DESPITE an expected glut of lawyers in the next few years, the two law schools here will not be cutting enrolment.
Plans to open a third law school at SIM University (UniSIM) will also not be affected, said the Law Ministry (MinLaw) yesterday.
Law Minister K. Shanmugam's recent warning that Singapore could have too many lawyers, and that there could be too few jobs for them in the next few years, has become a hot talking point among undergraduates at the National University of Singapore (NUS) and the Singapore Management University (SMU).
He said last Saturday that the number of lawyers with practising certificates here has leapt by nearly 25 per cent over four years, to more than 4,400 as of March last year. About 1,500 are expected to join them in the next three years, he added.
NUS law dean Simon Chesterman told The Straits Times: "The comments... have inspired a lot of discussion among current law students, some of whom are anxious about their job prospects."

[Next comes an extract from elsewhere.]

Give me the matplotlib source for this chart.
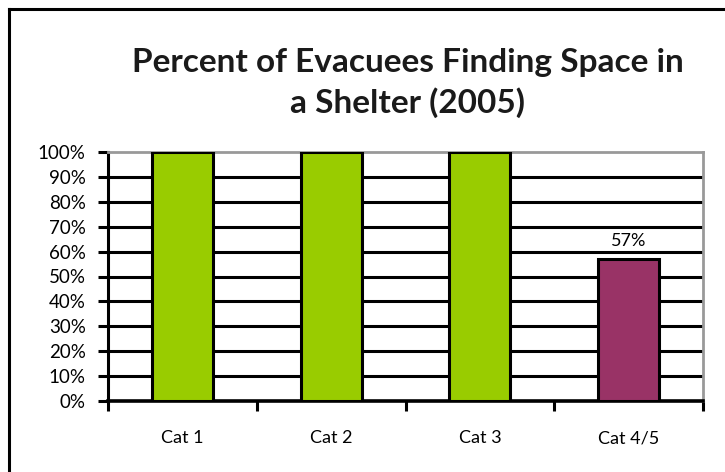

Still, there are no plans to change the 240 to 250 places NUS offers annually, he said, suggesting that any cut will simply push students to study law abroad. "It's important that Singaporeans get the chance to be trained for the profession here," he added.
Students admit it has become tougher to get training contracts.
Every year, about 400 local law graduates, including 150 from SMU, apply for about 500 training contracts offered by law firms. The six-month contracts give would-be lawyers the real world training required of them before they are called to the Bar.
Final-year NUS law student Lam Zhen Yu, 24, said: "Most of our seniors received contracts by the end of the third year in school. Now, some year-four students haven't secured contracts yet." Many send resumes to as many as 20 firms or go for several internships to increase their chances of being selected, he added. Some also worry about the extra competition when the law school at UniSIM opens.
But MinLaw noted that NUS and SMU graduates have "done well" in getting training contracts. Between 2009 and last year, nearly 94 per cent secured them compared with 70 per cent for returning overseas graduates.
The key issue, it said, was a mismatch between supply and demand. While there are more than enough corporate lawyers, there is a shortage of those practising family and criminal law. UniSIM's law school, with its community law focus, will help bridge this gap, MinLaw said yesterday.
New law graduates The Straits Times spoke to said many chose to work in corporate and commercial law not just because of the higher pay, but because they were not ready to handle the "emotional demands" of community law.
"You need to have some form of calling to deal with work involving families, divorce and crime," said a 25-year-old who graduated from SMU's law school this year.
"And the unfortunate fact is that, sometimes, they can't afford to pay you."